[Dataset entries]
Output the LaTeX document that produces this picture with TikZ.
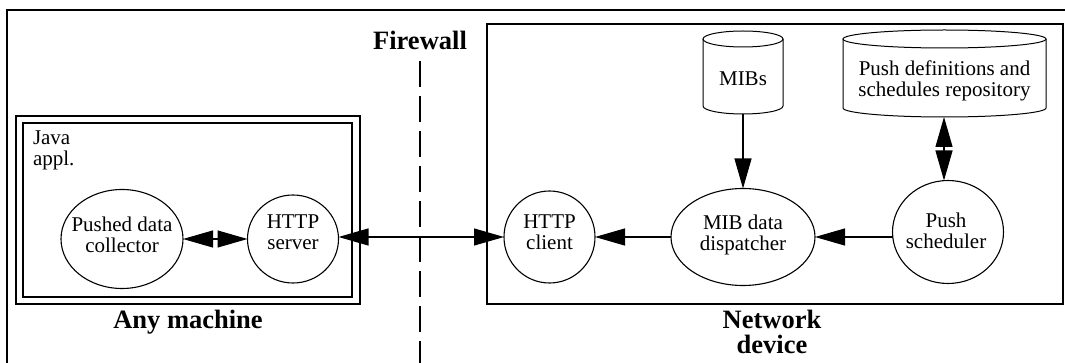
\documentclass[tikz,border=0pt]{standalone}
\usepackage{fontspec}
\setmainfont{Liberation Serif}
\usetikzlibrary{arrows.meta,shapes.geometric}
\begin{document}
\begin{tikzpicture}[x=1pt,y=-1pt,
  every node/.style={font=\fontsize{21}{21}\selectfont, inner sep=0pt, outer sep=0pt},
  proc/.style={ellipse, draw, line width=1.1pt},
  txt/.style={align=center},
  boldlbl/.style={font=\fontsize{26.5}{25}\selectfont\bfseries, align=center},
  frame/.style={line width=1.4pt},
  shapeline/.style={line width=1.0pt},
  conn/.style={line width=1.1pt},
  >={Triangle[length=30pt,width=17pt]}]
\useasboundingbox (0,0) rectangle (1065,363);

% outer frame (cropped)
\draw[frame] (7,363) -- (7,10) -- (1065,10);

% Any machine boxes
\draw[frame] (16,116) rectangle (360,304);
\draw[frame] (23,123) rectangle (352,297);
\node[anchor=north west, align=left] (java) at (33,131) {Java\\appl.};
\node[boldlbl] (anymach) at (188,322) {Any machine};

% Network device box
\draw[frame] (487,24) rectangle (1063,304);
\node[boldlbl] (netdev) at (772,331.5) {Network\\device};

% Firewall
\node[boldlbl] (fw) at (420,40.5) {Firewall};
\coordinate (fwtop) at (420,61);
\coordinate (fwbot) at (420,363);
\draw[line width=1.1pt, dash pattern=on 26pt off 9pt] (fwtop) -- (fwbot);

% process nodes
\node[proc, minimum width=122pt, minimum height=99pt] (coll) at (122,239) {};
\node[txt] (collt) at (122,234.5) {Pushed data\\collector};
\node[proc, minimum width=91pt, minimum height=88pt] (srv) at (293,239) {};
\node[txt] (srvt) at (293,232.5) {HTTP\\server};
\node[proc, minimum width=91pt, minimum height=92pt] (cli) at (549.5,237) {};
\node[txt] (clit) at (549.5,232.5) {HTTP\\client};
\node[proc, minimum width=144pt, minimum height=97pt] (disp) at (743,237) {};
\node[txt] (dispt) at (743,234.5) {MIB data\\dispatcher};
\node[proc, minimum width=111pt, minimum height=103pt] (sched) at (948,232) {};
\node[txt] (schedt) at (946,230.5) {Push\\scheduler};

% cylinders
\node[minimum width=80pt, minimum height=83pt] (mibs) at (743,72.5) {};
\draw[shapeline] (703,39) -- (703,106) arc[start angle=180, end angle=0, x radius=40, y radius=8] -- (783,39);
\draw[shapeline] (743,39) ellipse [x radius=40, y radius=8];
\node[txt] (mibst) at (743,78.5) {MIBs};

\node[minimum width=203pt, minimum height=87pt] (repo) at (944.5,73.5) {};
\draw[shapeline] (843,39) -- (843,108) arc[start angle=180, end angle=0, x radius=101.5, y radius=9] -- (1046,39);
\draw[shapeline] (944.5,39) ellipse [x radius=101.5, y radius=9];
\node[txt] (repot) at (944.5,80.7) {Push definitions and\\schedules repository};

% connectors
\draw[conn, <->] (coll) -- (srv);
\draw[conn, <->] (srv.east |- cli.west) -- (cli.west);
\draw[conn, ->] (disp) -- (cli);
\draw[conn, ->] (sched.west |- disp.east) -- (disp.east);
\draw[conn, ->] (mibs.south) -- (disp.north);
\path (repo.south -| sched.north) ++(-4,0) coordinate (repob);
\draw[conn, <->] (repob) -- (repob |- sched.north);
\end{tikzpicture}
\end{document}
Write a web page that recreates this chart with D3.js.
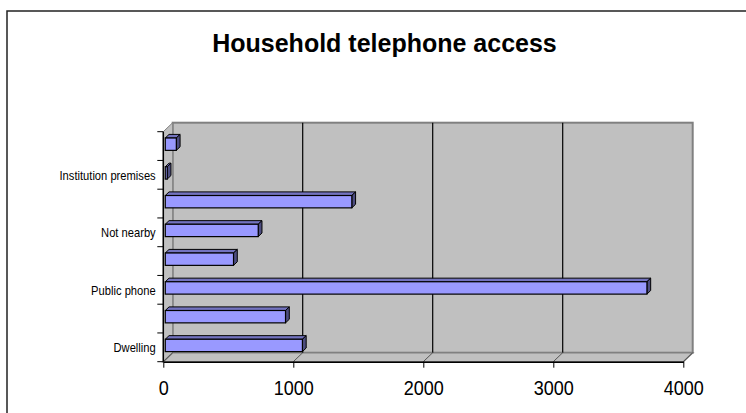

» Problem description:
The data above needs to be retyped exactly, with the images left out.

» Response to the exercise:
Output the LaTeX document that produces this picture with TikZ.
\documentclass[tikz,border=0pt]{standalone}
\usepackage{fontspec}
\setmainfont{Liberation Serif}
\usetikzlibrary{arrows.meta,shapes.geometric}
\begin{document}
\begin{tikzpicture}[x=1pt,y=-1pt,
  every node/.style={font=\fontsize{21}{21}\selectfont, inner sep=0pt, outer sep=0pt},
  proc/.style={ellipse, draw, line width=1.1pt},
  txt/.style={align=center},
  boldlbl/.style={font=\fontsize{26.5}{25}\selectfont\bfseries, align=center},
  frame/.style={line width=1.4pt},
  shapeline/.style={line width=1.0pt},
  conn/.style={line width=1.1pt},
  >={Triangle[length=30pt,width=17pt]}]
\useasboundingbox (0,0) rectangle (1065,363);

% outer frame (cropped)
\draw[frame] (7,363) -- (7,10) -- (1065,10);

% Any machine boxes
\draw[frame] (16,116) rectangle (360,304);
\draw[frame] (23,123) rectangle (352,297);
\node[anchor=north west, align=left] (java) at (33,131) {Java\\appl.};
\node[boldlbl] (anymach) at (188,322) {Any machine};

% Network device box
\draw[frame] (487,24) rectangle (1063,304);
\node[boldlbl] (netdev) at (772,331.5) {Network\\device};

% Firewall
\node[boldlbl] (fw) at (420,40.5) {Firewall};
\coordinate (fwtop) at (420,61);
\coordinate (fwbot) at (420,363);
\draw[line width=1.1pt, dash pattern=on 26pt off 9pt] (fwtop) -- (fwbot);

% process nodes
\node[proc, minimum width=122pt, minimum height=99pt] (coll) at (122,239) {};
\node[txt] (collt) at (122,234.5) {Pushed data\\collector};
\node[proc, minimum width=91pt, minimum height=88pt] (srv) at (293,239) {};
\node[txt] (srvt) at (293,232.5) {HTTP\\server};
\node[proc, minimum width=91pt, minimum height=92pt] (cli) at (549.5,237) {};
\node[txt] (clit) at (549.5,232.5) {HTTP\\client};
\node[proc, minimum width=144pt, minimum height=97pt] (disp) at (743,237) {};
\node[txt] (dispt) at (743,234.5) {MIB data\\dispatcher};
\node[proc, minimum width=111pt, minimum height=103pt] (sched) at (948,232) {};
\node[txt] (schedt) at (946,230.5) {Push\\scheduler};

% cylinders
\node[minimum width=80pt, minimum height=83pt] (mibs) at (743,72.5) {};
\draw[shapeline] (703,39) -- (703,106) arc[start angle=180, end angle=0, x radius=40, y radius=8] -- (783,39);
\draw[shapeline] (743,39) ellipse [x radius=40, y radius=8];
\node[txt] (mibst) at (743,78.5) {MIBs};

\node[minimum width=203pt, minimum height=87pt] (repo) at (944.5,73.5) {};
\draw[shapeline] (843,39) -- (843,108) arc[start angle=180, end angle=0, x radius=101.5, y radius=9] -- (1046,39);
\draw[shapeline] (944.5,39) ellipse [x radius=101.5, y radius=9];
\node[txt] (repot) at (944.5,80.7) {Push definitions and\\schedules repository};

% connectors
\draw[conn, <->] (coll) -- (srv);
\draw[conn, <->] (srv.east |- cli.west) -- (cli.west);
\draw[conn, ->] (disp) -- (cli);
\draw[conn, ->] (sched.west |- disp.east) -- (disp.east);
\draw[conn, ->] (mibs.south) -- (disp.north);
\path (repo.south -| sched.north) ++(-4,0) coordinate (repob);
\draw[conn, <->] (repob) -- (repob |- sched.north);
\end{tikzpicture}
\end{document}
Write a web page that recreates this chart with D3.js.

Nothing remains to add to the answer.